The German startup Vay has recently launched its unique teledriving service in the U.S. Teledriving allows drivers to remotely control cars. This service is now live in Nevada, particularly in Las Vegas. Vay’s innovation sets it apart from other American companies in the mobility technology sector.
With $110 million in funding from major investors like Kinnevik, Coatue, and Eurazeo, Vay is positioning itself strongly in the market. This launch marks Vay’s first significant entry into the U.S. market.
Vay’s Service Model
Vay’s service model is distinct. Users can get cars delivered to them by remote drivers. After using the car, they can opt for a teledriver to take over and park it. The car is then returned by the teledriver.
The company has conducted successful tests in Europe and the U.S. These tests involved remote drivers and empty driver seats. Vay emphasizes safety, requiring rigorous tests for its teledrivers.
“We develop our teledrive technology to fulfill applicable safety requirements,” said Thomas von der Ohe, Vay’s CEO. He added, “With teledriving, a human is in charge, handling complex maneuvers based on human perception.”
Regulatory Compliance and Safety
Von der Ohe highlighted the company’s adherence to local laws. He confirmed that authorities in Nevada were involved in the technology’s rollout. This ensures compliance and safety in Vay’s operations.
Comparing Vay and Tesla
Vay’s business model differs significantly from Tesla’s approach to self-driving. It offers a car rental service where users order a car, driven remotely to them. After using it, a teledriver remotely parks the car.
Vay, though smaller than Tesla, believes its model will gain traction as demand for alternative mobility rises.
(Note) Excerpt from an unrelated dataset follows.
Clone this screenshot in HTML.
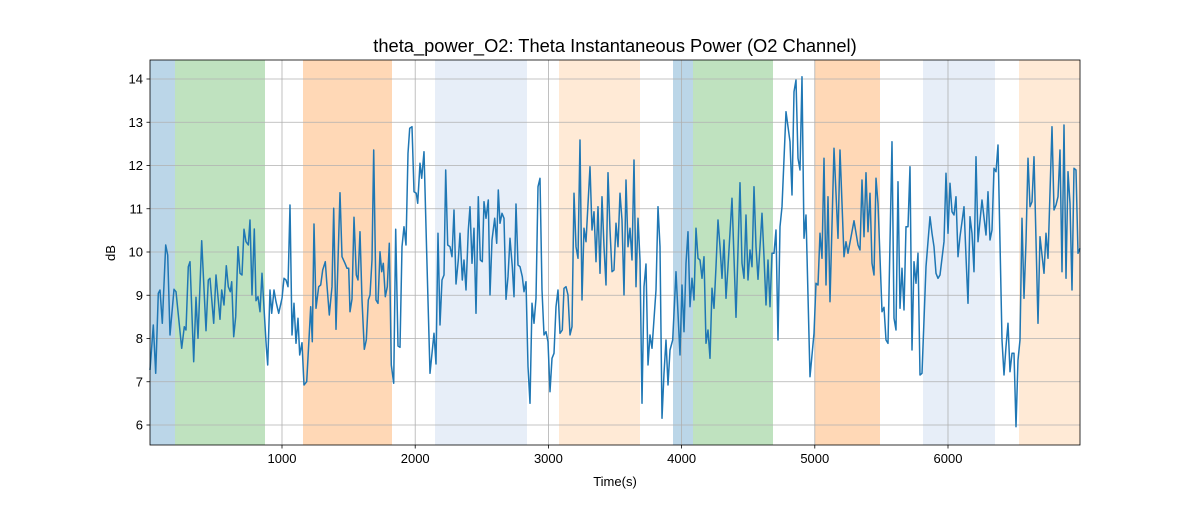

Von der Ohe sees Vay’s solution as more effective than robotaxis like those from Tesla, Waymo, or GM’s Cruise.
Challenges in the Robotaxi Industry
2023 was challenging for the robotaxi sector. GM, a key player, reduced spending on its Cruise unit by 50%. This decision followed accidents involving robotaxis, including a collision with a fire truck.
“Technically, operating a robotaxi service is very difficult,” von der Ohe told CNBC. He noted that autonomous fleets, like Waymo’s, are rare successes.
Von der Ohe also pointed out cost challenges. “Right now, they’re far from operational and capex cost efficiency,” he said.
“We come at these challenges in a completely contrarian way,” von der Ohe concluded, indicating Vay’s unique market approach.